In 1964, Malcolm X had left the NOI, and according to 'Malcolm X: A Life of Reinvention, he had become increasingly uncomfortable with NOI head honcho Elijah Muhammad’s extramarital affairs. Adding to this was the act of silencing him after he spoke regarding the assassination of President John F. Kennedy in November 1963. In what will go down as one of his famous lines in history, Malcolm has described the tragedy as “the chickens coming home to roost.”

His departure from the organization also saw him receive death threats over the course of the year leading up to his assassination. Prior to his death, his home in Queens was firebombed and that was the first inkling that his life was in serious danger.

Talmadge Hayer in the hospital after the assassination of Malcolm X on Feb. 21, 1965, (Getty Images)

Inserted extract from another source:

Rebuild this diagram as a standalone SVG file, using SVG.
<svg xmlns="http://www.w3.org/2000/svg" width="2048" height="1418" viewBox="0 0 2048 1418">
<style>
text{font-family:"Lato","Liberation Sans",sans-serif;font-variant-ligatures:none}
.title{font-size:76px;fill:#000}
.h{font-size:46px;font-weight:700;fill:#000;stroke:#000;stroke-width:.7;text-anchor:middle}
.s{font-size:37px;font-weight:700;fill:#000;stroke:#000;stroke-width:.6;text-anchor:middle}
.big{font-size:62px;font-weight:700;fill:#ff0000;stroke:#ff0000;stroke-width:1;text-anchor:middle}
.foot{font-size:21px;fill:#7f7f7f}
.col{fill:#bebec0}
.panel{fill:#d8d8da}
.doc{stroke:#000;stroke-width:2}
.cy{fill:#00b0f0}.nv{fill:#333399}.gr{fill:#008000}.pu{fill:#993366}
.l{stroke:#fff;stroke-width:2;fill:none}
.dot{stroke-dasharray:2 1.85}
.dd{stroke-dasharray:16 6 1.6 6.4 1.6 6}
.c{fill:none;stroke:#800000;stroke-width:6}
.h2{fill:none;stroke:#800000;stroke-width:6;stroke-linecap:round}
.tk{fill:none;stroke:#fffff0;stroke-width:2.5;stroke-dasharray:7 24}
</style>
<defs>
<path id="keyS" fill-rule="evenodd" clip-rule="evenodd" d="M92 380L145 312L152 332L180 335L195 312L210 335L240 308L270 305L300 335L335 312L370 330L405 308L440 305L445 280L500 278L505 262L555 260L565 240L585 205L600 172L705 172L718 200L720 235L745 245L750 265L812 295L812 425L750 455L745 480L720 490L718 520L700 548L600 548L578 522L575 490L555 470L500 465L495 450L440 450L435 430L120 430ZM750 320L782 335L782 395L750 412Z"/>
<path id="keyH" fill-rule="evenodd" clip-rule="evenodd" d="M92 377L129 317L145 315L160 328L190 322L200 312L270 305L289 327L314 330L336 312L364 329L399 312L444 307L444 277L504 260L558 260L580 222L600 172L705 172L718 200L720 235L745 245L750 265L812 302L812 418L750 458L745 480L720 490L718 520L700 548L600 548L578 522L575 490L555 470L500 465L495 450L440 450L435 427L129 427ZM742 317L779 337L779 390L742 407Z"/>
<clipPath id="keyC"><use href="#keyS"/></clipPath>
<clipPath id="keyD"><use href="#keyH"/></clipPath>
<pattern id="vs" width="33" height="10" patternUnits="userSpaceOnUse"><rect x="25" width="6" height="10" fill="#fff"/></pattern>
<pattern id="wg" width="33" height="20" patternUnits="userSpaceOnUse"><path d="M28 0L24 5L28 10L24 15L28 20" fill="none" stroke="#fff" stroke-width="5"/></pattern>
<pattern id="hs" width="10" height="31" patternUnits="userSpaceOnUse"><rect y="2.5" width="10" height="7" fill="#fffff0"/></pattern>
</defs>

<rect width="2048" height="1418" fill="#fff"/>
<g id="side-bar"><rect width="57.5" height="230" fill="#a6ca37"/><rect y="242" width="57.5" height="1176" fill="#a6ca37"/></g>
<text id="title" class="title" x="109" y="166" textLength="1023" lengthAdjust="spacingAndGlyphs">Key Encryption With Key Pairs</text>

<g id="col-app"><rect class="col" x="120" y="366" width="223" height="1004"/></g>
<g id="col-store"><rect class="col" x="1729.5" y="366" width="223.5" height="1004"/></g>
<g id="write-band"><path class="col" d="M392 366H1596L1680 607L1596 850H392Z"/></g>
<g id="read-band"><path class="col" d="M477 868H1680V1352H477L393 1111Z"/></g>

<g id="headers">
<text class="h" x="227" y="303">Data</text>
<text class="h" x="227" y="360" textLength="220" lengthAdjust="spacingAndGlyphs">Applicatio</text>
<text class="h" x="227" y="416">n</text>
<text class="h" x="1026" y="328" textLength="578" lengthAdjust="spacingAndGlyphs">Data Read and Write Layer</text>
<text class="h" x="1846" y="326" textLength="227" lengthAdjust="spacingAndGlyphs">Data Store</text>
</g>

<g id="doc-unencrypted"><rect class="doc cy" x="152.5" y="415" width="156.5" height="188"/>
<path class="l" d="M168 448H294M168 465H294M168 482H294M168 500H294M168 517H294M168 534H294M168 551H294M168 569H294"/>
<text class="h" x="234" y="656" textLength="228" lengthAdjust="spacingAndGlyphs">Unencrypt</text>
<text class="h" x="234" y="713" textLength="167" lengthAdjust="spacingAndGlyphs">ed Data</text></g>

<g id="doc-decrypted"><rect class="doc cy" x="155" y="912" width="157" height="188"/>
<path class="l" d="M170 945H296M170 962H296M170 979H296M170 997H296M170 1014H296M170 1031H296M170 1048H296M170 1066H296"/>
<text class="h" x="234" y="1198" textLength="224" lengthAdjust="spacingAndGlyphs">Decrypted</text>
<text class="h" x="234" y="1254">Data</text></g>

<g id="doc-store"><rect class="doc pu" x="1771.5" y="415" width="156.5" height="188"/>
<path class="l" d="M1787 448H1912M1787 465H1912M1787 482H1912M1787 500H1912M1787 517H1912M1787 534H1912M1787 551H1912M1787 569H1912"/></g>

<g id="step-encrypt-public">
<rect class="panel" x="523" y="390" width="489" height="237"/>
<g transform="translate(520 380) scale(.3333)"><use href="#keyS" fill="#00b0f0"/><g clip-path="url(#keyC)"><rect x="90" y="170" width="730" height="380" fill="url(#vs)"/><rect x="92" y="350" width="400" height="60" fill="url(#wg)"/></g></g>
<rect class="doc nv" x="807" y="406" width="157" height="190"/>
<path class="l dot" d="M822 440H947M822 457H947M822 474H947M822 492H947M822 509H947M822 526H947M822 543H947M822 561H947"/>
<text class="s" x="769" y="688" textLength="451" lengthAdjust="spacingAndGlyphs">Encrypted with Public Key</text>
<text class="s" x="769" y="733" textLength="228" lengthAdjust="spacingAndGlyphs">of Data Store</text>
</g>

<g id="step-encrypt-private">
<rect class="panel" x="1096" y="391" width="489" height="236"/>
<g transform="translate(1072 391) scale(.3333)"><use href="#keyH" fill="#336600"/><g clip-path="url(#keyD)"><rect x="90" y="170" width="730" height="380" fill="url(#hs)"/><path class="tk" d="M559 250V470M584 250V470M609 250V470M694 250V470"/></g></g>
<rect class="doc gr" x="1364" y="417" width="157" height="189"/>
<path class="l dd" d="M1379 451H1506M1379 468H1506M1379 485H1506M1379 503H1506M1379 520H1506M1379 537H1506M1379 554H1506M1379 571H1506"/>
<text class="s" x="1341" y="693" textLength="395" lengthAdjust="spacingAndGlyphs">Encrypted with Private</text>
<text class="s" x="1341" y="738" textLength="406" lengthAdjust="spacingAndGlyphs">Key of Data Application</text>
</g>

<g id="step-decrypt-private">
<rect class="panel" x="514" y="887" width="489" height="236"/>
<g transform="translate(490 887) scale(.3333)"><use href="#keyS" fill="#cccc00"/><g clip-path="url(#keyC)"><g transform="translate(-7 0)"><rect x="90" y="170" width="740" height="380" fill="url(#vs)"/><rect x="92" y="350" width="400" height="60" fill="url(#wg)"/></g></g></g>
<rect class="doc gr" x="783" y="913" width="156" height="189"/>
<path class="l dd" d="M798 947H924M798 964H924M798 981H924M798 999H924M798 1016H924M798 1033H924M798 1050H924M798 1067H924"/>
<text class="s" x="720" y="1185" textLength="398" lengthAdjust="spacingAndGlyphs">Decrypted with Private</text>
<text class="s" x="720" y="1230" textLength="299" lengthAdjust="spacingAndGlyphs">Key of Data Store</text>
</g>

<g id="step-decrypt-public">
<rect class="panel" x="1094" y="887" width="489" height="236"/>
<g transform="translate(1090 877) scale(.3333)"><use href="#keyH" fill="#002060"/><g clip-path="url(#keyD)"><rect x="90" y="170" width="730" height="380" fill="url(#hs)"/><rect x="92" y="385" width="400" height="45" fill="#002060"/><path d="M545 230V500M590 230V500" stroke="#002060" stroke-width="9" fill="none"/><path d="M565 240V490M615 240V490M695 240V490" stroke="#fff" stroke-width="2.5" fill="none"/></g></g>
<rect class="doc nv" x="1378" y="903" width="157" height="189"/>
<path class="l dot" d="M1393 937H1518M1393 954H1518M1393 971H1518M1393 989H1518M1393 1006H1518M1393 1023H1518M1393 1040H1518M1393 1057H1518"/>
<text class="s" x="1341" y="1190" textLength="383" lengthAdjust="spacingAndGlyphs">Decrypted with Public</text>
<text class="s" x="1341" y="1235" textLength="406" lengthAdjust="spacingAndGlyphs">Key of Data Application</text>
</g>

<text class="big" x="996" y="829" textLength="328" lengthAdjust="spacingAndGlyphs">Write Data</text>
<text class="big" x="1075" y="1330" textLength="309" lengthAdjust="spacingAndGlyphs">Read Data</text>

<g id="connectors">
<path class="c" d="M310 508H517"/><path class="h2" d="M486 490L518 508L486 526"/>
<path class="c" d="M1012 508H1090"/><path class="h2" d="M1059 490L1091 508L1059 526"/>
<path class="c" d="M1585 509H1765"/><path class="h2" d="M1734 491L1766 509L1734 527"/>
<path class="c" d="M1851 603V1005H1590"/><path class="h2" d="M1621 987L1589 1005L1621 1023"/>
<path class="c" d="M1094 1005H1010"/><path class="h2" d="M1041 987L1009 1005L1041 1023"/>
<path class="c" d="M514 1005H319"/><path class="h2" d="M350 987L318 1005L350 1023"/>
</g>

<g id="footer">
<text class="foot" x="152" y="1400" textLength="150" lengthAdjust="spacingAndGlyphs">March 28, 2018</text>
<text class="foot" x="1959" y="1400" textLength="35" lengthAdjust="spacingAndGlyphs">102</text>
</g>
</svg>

'Blood Brothers: Malcolm X & Muhammad Ali' 

The official synopsis reads: "For three pivotal years, Muhammad Ali and Malcolm X forged a brotherhood that would not only change both men but change the world. Blood Brothers: Malcolm X & Muhammad Ali tells the extraordinary story behind the friendship —and the ultimate falling out— of two of the most iconic figures of the 20th century. Few people understand the bond these men shared."

"In this new feature-length documentary from producer Kenya Barris, director Marcus A Clarke offers a fresh perspective by using insider voices and never-before-seen footage to chart this most complex of friendships, tracing the near-simultaneous and symbiotic rise of the charismatic and outspoken Olympic champion who charmed the nation, and the ex-con-turned intellectual revolutionary who railed against oppression."



It adds: "Inspired by the book “Blood Brothers” written by Randy Roberts and Johnny Smith, the film is directed by Marcus A. Clarke ('Unsolved Mysteries', 'Rapture'), produced by Kenya Barris and Jason Perez and executive produced by Erynn Sampson, Jonathan Chinn, Simon Chinn, Simon George, and Marcus A. Clarke."

The documentary releases Sep 9 on Netflix.